November 12th, 2020
A monoline insurance policy (also called a stand-alone insurance policy) provides coverage for a risk that is typically included under a package policy or a business owners policy, but excluded for a certain reason.
For example, If you purchase a package policy, but the underwriter excludes products liability - you would need a monoline products liability policy.
A monoline policy can also refer to insurance policies that are not typically part of a package policy, but are offered with no "supporting line" by the same insurance carrier.
For example, a commercial umbrella liability policy is not usually bundled in with other coverages. However, it would be considered a monoline policy if the insurance company that underwrites your general liability is different than the insurance company that underwrites the excess general liability.
Generally, companies purchase monoline insurance policies when they can't find what they need or want in a standard package or business owners policy (BOP policy).
Here are a couple of reasons why:
Many general liability and package policies will exclude extreme risks and require that you purchase a monoline policy to fix the coverage gap.
For example, if you have an aerospace manufacturing company, you most likely purchase a package policy that covers your premises liability, contents, and property. But it will exclude products liability coverage. So, to get a comprehensive liability insurance program, you will need to purchase a general liability policy and a monoline products liability policy to be adequately covered.
If you run a large organization, chances are you cannot get everything you need on a packaged policy. Insurance companies want to limit their exposure to your large liability or property risks and will not want to offer coverage for everything themselves. If an insurance carrier did attempt this, a single claim could greatly impact them.
For example, insurance companies limit their exposure to large amounts of property. To be fully covered, you might have to purchase a primary property policy for the first 10% of your total property value, and then purchase three monoline property policies that increase your property limit to 100%. The same strategy is used with liability, too. This is called “insurance coverage towers” or “excess layering.” It leverages monoline policies to diversify the risk among several insurance companies.
You can learn more about excess layering in our insight "What Is Excess Insurance?"
The more packaged or bundled your insurance program, the less customizable the coverage actually is. If you need special wording on a policy or coverage for a risk that typical insurance policies do not cover, you will most likely find your solution in a monoline insurance policy.

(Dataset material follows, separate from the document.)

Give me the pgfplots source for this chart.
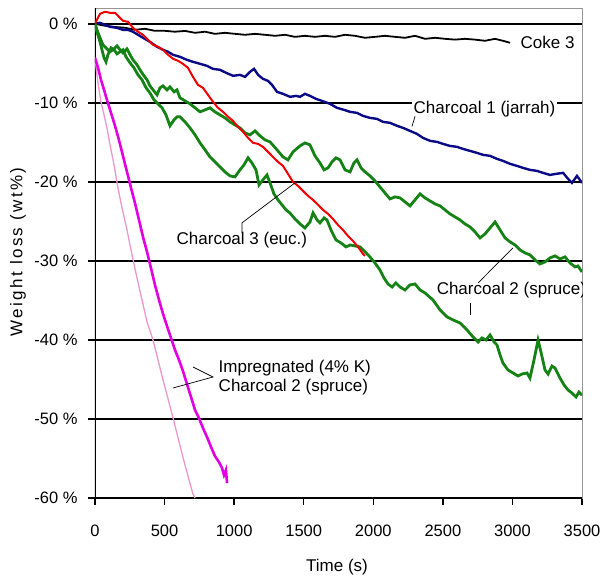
\documentclass[border=0pt]{standalone}
\usepackage{pgfplots}
\pgfplotsset{compat=1.18}
\usepackage{fontspec}
\setmainfont{Liberation Sans}
\definecolor{navyc}{RGB}{10,10,135}
\definecolor{redc}{RGB}{240,0,0}
\definecolor{greenc}{RGB}{20,130,20}
\definecolor{magc}{RGB}{225,0,225}
\definecolor{pinkc}{RGB}{235,150,205}
\definecolor{framec}{RGB}{150,150,150}
\begin{document}
\begin{tikzpicture}
\useasboundingbox (-95pt,-80pt) rectangle (506pt,498pt);
\begin{axis}[
  at={(0pt,0pt)}, anchor=south west,
  scale only axis, width=487pt, height=490pt,
  xmin=0, xmax=3500, ymin=-60, ymax=2,
  xtick={0,500,1000,1500,2000,2500,3000,3500},
  xticklabels={0,500,1000,1500,2000,2500,3000,3500},
  ytick={-60,-50,-40,-30,-20,-10,0},
  yticklabels={-60 \%,-50 \%,-40 \%,-30 \%,-20 \%,-10 \%,0 \%},
  xtick pos=bottom, ytick pos=left,
  tick align=outside,
  major tick length=7pt,
  every tick/.style={black, line width=1.5pt},
  tick label style={font=\fontsize{16.5}{18}\selectfont},
  xticklabel style={yshift=-16pt},
  yticklabel style={xshift=-7pt},
  ymajorgrids,
  grid style={black, line width=1.5pt},
  axis line style={framec, line width=0.8pt},
  clip=true,
]
% frame left/bottom black
\draw[black, line width=1.8pt] (rel axis cs:0,1) -- (rel axis cs:0,0) -- (rel axis cs:1,0);
% Coke 3
\addplot[black, line width=1.8pt] coordinates {
(0,0) (72,-0.25) (144,-0.4) (216,-0.5) (287,-0.76) (359,-0.63) (431,-0.89) (503,-0.89) (575,-1.0) (647,-0.9) (719,-1.14) (791,-1.0) (862,-1.27) (934,-1.14) (1006,-1.27) (1078,-1.39) (1150,-1.27) (1222,-1.39) (1294,-1.52) (1366,-1.39) (1437,-1.65) (1509,-1.52) (1581,-1.65) (1653,-1.52) (1725,-1.65) (1797,-1.39) (1869,-1.52) (1941,-1.77) (2012,-1.65) (2084,-1.52) (2156,-1.65) (2228,-1.77) (2300,-1.52) (2372,-1.9) (2444,-1.77) (2516,-1.9) (2587,-2.0) (2659,-1.9) (2731,-2.0) (2803,-2.15) (2875,-1.9) (2932,-2.15) (2983,-2.4)
};
% Charcoal 1 (jarrah)
\addplot[navyc, line width=2.4pt] coordinates {
(0,0) (36,0.13) (72,-0.13) (108,-0.38) (158,-0.51) (201,-0.76) (237,-0.76) (273,-1.01) (309,-1.39) (345,-1.77) (395,-2.28) (446,-2.91) (489,-3.29) (525,-3.54) (561,-3.92) (611,-4.18) (661,-4.56) (704,-4.81) (755,-5.06) (805,-5.32) (848,-5.70) (898,-5.82) (942,-6.20) (992,-6.58) (1042,-6.46) (1078,-6.71) (1114,-6.08) (1143,-5.70) (1172,-6.46) (1207,-6.96) (1243,-7.22) (1272,-7.72) (1308,-8.61) (1351,-8.86) (1402,-9.24) (1445,-9.12) (1473,-9.24) (1509,-8.86) (1545,-9.12) (1588,-9.50) (1631,-9.75) (1689,-10.13) (1739,-10.63) (1790,-10.89) (1833,-11.14) (1883,-11.27) (1926,-11.65) (1976,-11.90) (2027,-12.03) (2070,-12.41) (2120,-12.53) (2171,-12.91) (2214,-13.17) (2264,-13.55) (2314,-13.93) (2357,-14.43) (2408,-14.81) (2458,-14.94) (2501,-15.19) (2551,-15.45) (2602,-15.57) (2645,-15.83) (2695,-16.08) (2745,-16.33) (2789,-16.58) (2839,-16.71) (2889,-17.09) (2932,-17.34) (2983,-17.72) (3033,-17.98) (3076,-18.23) (3126,-18.48) (3177,-18.61) (3220,-18.86) (3270,-19.12) (3313,-18.99) (3364,-18.86) (3400,-19.62) (3428,-20.13) (3464,-19.24) (3500,-20.13)
};
% Charcoal 2 (spruce) upper
\addplot[greenc, line width=2.8pt] coordinates {
(0,0) (14,-0.76) (36,-1.77) (57,-2.66) (79,-3.04) (108,-3.54) (129,-3.29) (158,-2.79) (180,-3.29) (201,-3.67) (230,-3.17) (252,-3.92) (273,-4.56) (302,-5.19) (323,-5.82) (352,-6.58) (374,-7.09) (395,-7.85) (417,-8.36) (446,-8.99) (467,-8.10) (489,-7.85) (517,-8.36) (539,-7.98) (568,-8.61) (589,-8.36) (611,-9.37) (647,-9.75) (683,-10.13) (719,-10.63) (755,-11.14) (791,-10.89) (826,-10.63) (862,-11.14) (898,-11.52) (934,-11.90) (970,-12.41) (1006,-12.79) (1042,-13.17) (1078,-13.80) (1114,-14.05) (1150,-13.55) (1186,-14.18) (1222,-14.69) (1258,-14.94) (1308,-15.95) (1351,-16.84) (1387,-17.22) (1423,-16.20) (1473,-15.45) (1509,-15.07) (1545,-15.32) (1581,-16.71) (1617,-17.60) (1646,-18.48) (1675,-18.23) (1703,-17.47) (1732,-16.96) (1761,-17.22) (1797,-18.48) (1833,-18.74) (1861,-17.60) (1883,-17.22) (1912,-18.23) (1941,-18.74) (1976,-19.24) (2012,-19.88) (2048,-20.64) (2084,-21.40) (2120,-22.16) (2156,-21.90) (2192,-22.03) (2228,-22.53) (2264,-23.04) (2300,-22.28) (2336,-21.52) (2372,-22.03) (2408,-22.41) (2444,-22.79) (2480,-23.04) (2516,-23.55) (2551,-24.05) (2587,-24.43) (2623,-24.81) (2659,-25.32) (2695,-25.70) (2731,-26.33) (2767,-27.09) (2803,-26.59) (2839,-25.83) (2875,-25.07) (2911,-26.08) (2947,-27.09) (2983,-27.60) (3019,-27.98) (3054,-28.61) (3090,-28.99) (3126,-29.24) (3162,-29.88) (3198,-30.38) (3234,-30.13) (3270,-29.62) (3306,-29.37) (3342,-29.75) (3378,-29.49) (3414,-30.26) (3450,-30.76) (3471,-30.64) (3500,-31.40)
};
% Charcoal 2 (spruce) lower
\addplot[greenc, line width=2.8pt] coordinates {
(0,0) (14,-1.01) (36,-2.28) (50,-3.29) (65,-4.30) (79,-4.81) (93,-3.92) (115,-3.04) (137,-3.29) (158,-3.80) (180,-3.54) (201,-3.29) (223,-4.18) (252,-4.94) (280,-5.57) (309,-6.46) (338,-7.09) (367,-8.10) (395,-8.74) (424,-9.62) (453,-10.13) (482,-10.63) (510,-11.52) (539,-12.91) (568,-12.15) (589,-11.77) (611,-11.77) (647,-12.41) (683,-13.17) (719,-14.05) (755,-15.07) (791,-15.95) (826,-16.84) (862,-17.47) (898,-18.10) (934,-18.74) (970,-19.24) (1006,-19.37) (1042,-18.48) (1071,-17.85) (1100,-16.96) (1128,-17.60) (1157,-18.48) (1179,-20.38) (1207,-19.75) (1236,-19.12) (1258,-20.13) (1286,-21.52) (1315,-22.28) (1344,-22.91) (1373,-23.55) (1401,-23.93) (1437,-24.69) (1473,-25.32) (1509,-25.83) (1545,-25.07) (1567,-23.93) (1596,-24.81) (1617,-25.19) (1646,-24.56) (1667,-24.81) (1696,-26.08) (1732,-27.35) (1768,-27.73) (1804,-28.23) (1833,-27.98) (1869,-28.11) (1905,-28.23) (1941,-28.86) (1976,-29.50) (2012,-30.26) (2048,-31.14) (2077,-32.16) (2106,-32.92) (2135,-33.30) (2163,-32.79) (2192,-33.30) (2228,-33.68) (2264,-33.04) (2300,-32.92) (2336,-33.68) (2372,-34.06) (2429,-34.94) (2480,-36.21) (2530,-37.09) (2573,-37.47) (2623,-37.85) (2674,-38.74) (2717,-39.63) (2753,-40.26) (2781,-39.75) (2810,-40.01) (2839,-39.37) (2868,-40.26) (2889,-40.64) (2911,-41.90) (2932,-42.92) (2968,-43.80) (3004,-44.18) (3040,-44.56) (3069,-44.31) (3105,-44.18) (3126,-44.82) (3155,-42.54) (3184,-40.01) (3205,-41.52) (3234,-43.80) (3256,-44.31) (3284,-43.30) (3306,-43.55) (3342,-44.82) (3371,-45.70) (3400,-46.34) (3428,-46.72) (3457,-47.22) (3478,-46.59) (3500,-46.97)
};
% Charcoal 3 (euc.)
\addplot[redc, line width=2pt] coordinates {
(0,0) (14,0.51) (36,1.27) (72,1.52) (108,1.39) (144,1.39) (172,0.89) (201,0.38) (237,0.25) (273,-0.51) (309,-1.01) (345,-1.39) (381,-2.03) (417,-2.66) (453,-2.91) (489,-3.29) (525,-3.92) (561,-4.43) (597,-4.68) (632,-5.06) (668,-5.57) (704,-6.71) (740,-7.72) (776,-8.10) (812,-8.99) (848,-9.87) (884,-10.63) (920,-11.14) (956,-11.77) (992,-12.28) (1028,-13.04) (1064,-13.67) (1100,-14.43) (1136,-15.06) (1171,-15.19) (1207,-15.57) (1243,-16.20) (1279,-16.84) (1315,-17.47) (1351,-17.98) (1387,-18.99) (1423,-20.0) (1459,-20.51) (1495,-21.14) (1531,-21.77) (1567,-22.28) (1603,-22.91) (1639,-23.55) (1675,-24.05) (1710,-24.69) (1746,-25.44) (1782,-26.08) (1818,-26.84) (1854,-27.47) (1890,-28.23) (1926,-29.11) (1940,-29.37)
};
% Impregnated, light
\addplot[pinkc, line width=1.3pt] coordinates {
(0,-4.30) (14,-6.46) (29,-8.36) (43,-9.87) (65,-11.52) (86,-13.17) (108,-15.32) (137,-17.85) (165,-20.76) (194,-23.29) (230,-26.08) (266,-29.24) (302,-32.16) (338,-34.94) (374,-37.73) (417,-40.01) (453,-42.54) (489,-45.07) (525,-47.47) (561,-49.88) (597,-52.41) (632,-54.82) (668,-57.22) (704,-59.50) (719,-60.01)
};
% Impregnated, magenta
\addplot[magc, line width=2.6pt] coordinates {
(0,-4.30) (22,-5.57) (43,-7.09) (65,-8.36) (86,-9.62) (115,-11.27) (144,-12.91) (172,-14.69) (201,-16.71) (230,-18.74) (259,-20.76) (287,-22.66) (316,-24.81) (345,-26.97) (374,-28.86) (402,-30.89) (431,-33.04) (460,-34.94) (489,-36.71) (517,-38.23) (546,-39.75) (575,-41.27) (604,-42.54) (632,-43.93) (661,-45.58) (690,-47.22) (719,-48.87) (747,-49.88) (776,-51.15) (805,-52.29) (834,-53.55) (862,-54.69) (891,-55.45) (913,-56.21) (927,-57.10) (941,-56.46) (949,-58.11)
};
% labels
\tikzset{lab/.style={font=\fontsize{17}{19}\selectfont, inner sep=1.5pt}}
\node[lab, anchor=west] at (axis cs:3047,-2.4) {Coke 3};
\node[lab, anchor=west, fill=white] at (axis cs:2278,-10.8) {Charcoal 1 (jarrah)};
\draw[black, line width=0.7pt] (axis cs:2300,-11.7) -- (axis cs:2278,-13.0);
\node[lab, anchor=west] at (axis cs:575,-27.35) {Charcoal 3 (euc.)};
\draw[black, line width=0.7pt] (axis cs:1056,-26.46) -- (axis cs:1056,-25.19) -- (axis cs:1437,-20.13);
\node[lab, anchor=west] at (axis cs:2444,-33.7) {Charcoal 2 (spruce)};
\draw[black, line width=0.7pt] (axis cs:2753,-32.79) -- (axis cs:3004,-28.36);
\draw[black, line width=0.7pt] (axis cs:2695,-35.3) -- (axis cs:2695,-36.8);
\node[lab, anchor=west, align=left] at (axis cs:877,-44.8) {Impregnated (4\% K)\\Charcoal 2 (spruce)};
\draw[black, line width=0.7pt] (axis cs:704,-43.42) -- (axis cs:848,-44.69) -- (axis cs:561,-46.08);
\end{axis}
\node[rotate=90, font=\fontsize{17}{19}\selectfont\addfontfeature{LetterSpace=14}] at (-77pt,246pt) {Weight loss (wt\%)};
\node[font=\fontsize{17}{19}\selectfont] at (242pt,-69pt) {Time (s)};
\end{tikzpicture}
\end{document}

One of the most common reasons businesses need to purchase a commercial monoline insurance policy is because they are unique. Traditional underwriters use statistical averages to determine rates, but if there are no other businesses like yours, how can they do that? Monoline underwriters, on the other hand, are often specialists in the coverage they underwrite. They have a greater ability to underwrite a unique business due to their expertise, oftentimes without the usual supporting data models.
According to the two definitions above, a monoline policy could potentially encompass any coverage type. If your broker refers to your monoline policy, he or she could be referring to the following coverages:
One of the primary disadvantages of purchasing a monoline policy is that it is usually more expensive.
In a packaged policy, the insurance company can offer lower rates by diversifying their risk among many different types of coverage. It is also a more standardized product that they can better optimize pricing for. However, a monoline policy does not have this multiline benefit and generally costs more than a packaged solution.
When multiple insurance companies are insuring the same business, there can be finger-pointing when it comes time to pay an insurance claim. Although some claims fall clearly in the terms of a single policy, most are more complicated. Did the fire result from an ongoing operation or a completed operation? Is the fraudulent wire transfer a result of social engineering or traditional theft? The package policy includes employee benefits liability, but so does the monoline management liability policy, so which policy pays?
These are just some of the questions that we have seen in a claim situation. Generally, your claim will still get resolved, but it can take longer and is often more complicated.
If you are purchasing excess and surplus insurance, you might have to pay wholesale fees on each policy you purchase. These fees range from $150 to $1,500 per policy depending on the complexity of the policy. If you purchase numerous policies, these fees can increase your cost of insurance without providing any significant benefit to your program.
In the current insurance market, you might require a monoline insurance policy to feel confident that your business is covered correctly.
There are a couple of downsides that you should be aware of, such as the price, the complexity, and the claims service. But it is still an excellent tool that your business can leverage to transfer large amounts of risk and protect your balance sheet in difficult times.